What is a 'Proxy Statement'

A proxy statement is a document containing the information the Securities and Exchange Commission (SEC) requires companies to provide to shareholders so shareholders can make informed decisions about matters that will be brought up at an annual or special stockholder meeting. Issues covered in a proxy statement can include proposals for new additions to the board of directors, information on directors' salaries, information on bonus and options plans for directors, and any declarations made by the company's management.

BREAKING DOWN 'Proxy Statement'

A proxy statement must be filed by a publicly traded company before shareholder meetings, and it discloses material matters of the company relevant for soliciting shareholder votes and final approval of nominated directors. Proxy statements are filed with the SEC as Form DEF 14A, or definitive proxy statement, and can be found using the SEC's database known as the electronic data gathering, analysis and retrieval system (EDGAR).

Information Disclosed in Proxy Statements

Proxy statements must disclose the company's voting procedure, nominated candidates for its board of directors and compensation of directors and executives.
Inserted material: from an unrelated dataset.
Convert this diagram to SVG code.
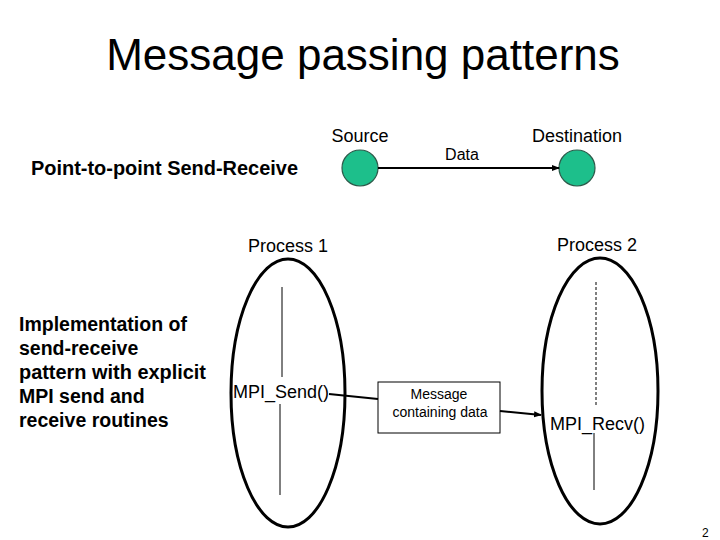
<svg xmlns="http://www.w3.org/2000/svg" width="720" height="540" viewBox="0 0 720 540">
<style>
text{font-family:"Liberation Sans",Arial,sans-serif;fill:#000}
.b{font-weight:bold}
.node{fill:#1dbf8b;stroke:#2d5a4a;stroke-width:1.2}
.proc{fill:none;stroke:#000;stroke-width:3}
.tl{stroke:#000;stroke-width:1}
.cn{stroke:#000;stroke-width:2;fill:none}
</style>
<defs>
<marker id="ah" markerWidth="8" markerHeight="8" refX="7" refY="4" orient="auto" markerUnits="userSpaceOnUse">
<path d="M0,1 L8,4 L0,7 Z" fill="#000"/>
</marker>
</defs>
<rect width="720" height="540" fill="#fff"/>
<text x="363" y="70" font-size="44" text-anchor="middle">Message passing patterns</text>
<text x="31" y="175" font-size="20" class="b" textLength="267" lengthAdjust="spacingAndGlyphs">Point-to-point Send-Receive</text>
<g id="labels-left">
<text x="19" y="331" font-size="19.5" class="b">Implementation of</text>
<text x="19" y="355" font-size="19.5" class="b">send-receive</text>
<text x="19" y="379" font-size="19.5" class="b" textLength="187" lengthAdjust="spacingAndGlyphs">pattern with explicit</text>
<text x="19" y="403" font-size="19.5" class="b">MPI send and</text>
<text x="19" y="427" font-size="19.5" class="b">receive routines</text>
</g>
<g id="source">
<circle class="node" cx="360" cy="168" r="18"/>
<text x="360" y="142" font-size="18" text-anchor="middle">Source</text>
</g>
<g id="destination">
<circle class="node" cx="577" cy="168" r="18"/>
<text x="577" y="142" font-size="18" text-anchor="middle">Destination</text>
</g>
<g id="process1">
<ellipse class="proc" cx="288" cy="393" rx="57" ry="134"/>
<text x="288" y="252" font-size="18" text-anchor="middle">Process 1</text>
<line class="tl" x1="282" y1="287" x2="282" y2="377"/>
<line class="tl" x1="280" y1="404" x2="280" y2="495"/>
<text x="233" y="398" font-size="18">MPI_Send()</text>
</g>
<g id="process2">
<ellipse class="proc" cx="600" cy="391" rx="58" ry="133"/>
<text x="597" y="251" font-size="18" text-anchor="middle">Process 2</text>
<line class="tl" x1="596" y1="282" x2="596" y2="405" stroke-dasharray="3,2"/>
<line class="tl" x1="594" y1="433" x2="594" y2="490"/>
<text x="550" y="430" font-size="18">MPI_Recv()</text>
</g>
<g id="message">
<rect x="378" y="382" width="122" height="51" fill="#fff" stroke="#000" stroke-width="1"/>
<text x="439" y="399" font-size="14" text-anchor="middle">Message</text>
<text x="440" y="417" font-size="14" text-anchor="middle">containing data</text>
</g>
<g id="connectors">
<line class="cn" x1="378" y1="168" x2="559" y2="168" stroke-width="2.5" marker-end="url(#ah)"/>
<text x="462" y="160" font-size="16" text-anchor="middle">Data</text>
<line class="cn" x1="329" y1="394" x2="378" y2="399"/>
<line class="cn" x1="500" y1="411" x2="541" y2="415" marker-end="url(#ah)"/>
</g>
<text x="702" y="537" font-size="12">2</text>
</svg>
Because the election of directors is the most important part of shareholders' meetings, a proxy statement goes into great detail about directors, their background information and how much they were paid in the past several years. The proxy statement must disclose executives' and directors' compensation, including salaries, bonuses, equity awards and any deferred compensation. Proxy statements can also shed light on any other perks used by executives, such as the use of a company's aircraft, travel and other material expenses covered by the company.

Additionally, a proxy statement discloses any potential conflict of interest between the company and its directors, executives and auditors. Specifically, proxy statements must list any related-party transactions that occurred in the past between the company and its key personnel. The statement also provides information about the company's audit committee, and audit and non-audit fees paid to its external public accountant. A proxy statement indicates persons with material ownership of the company's common stock, including its executive officers and directors.

Usefulness of Proxy Statements

While a proxy statement is most relevant for shareholders preparing for a company's special or annual meeting, this document can aid potential investors in assessing qualifications and compensation of its management team and board of directors. A finding that chief officers of an underperforming company are paid compensation significantly above those of peers may raise a red flag of excessive spending and weigh on an investor's decision of undertaking an investment. Also, frequent and material related-party transactions between the company and its executives or directors may pose a risk the company's resources are being misused and warrant further investigation.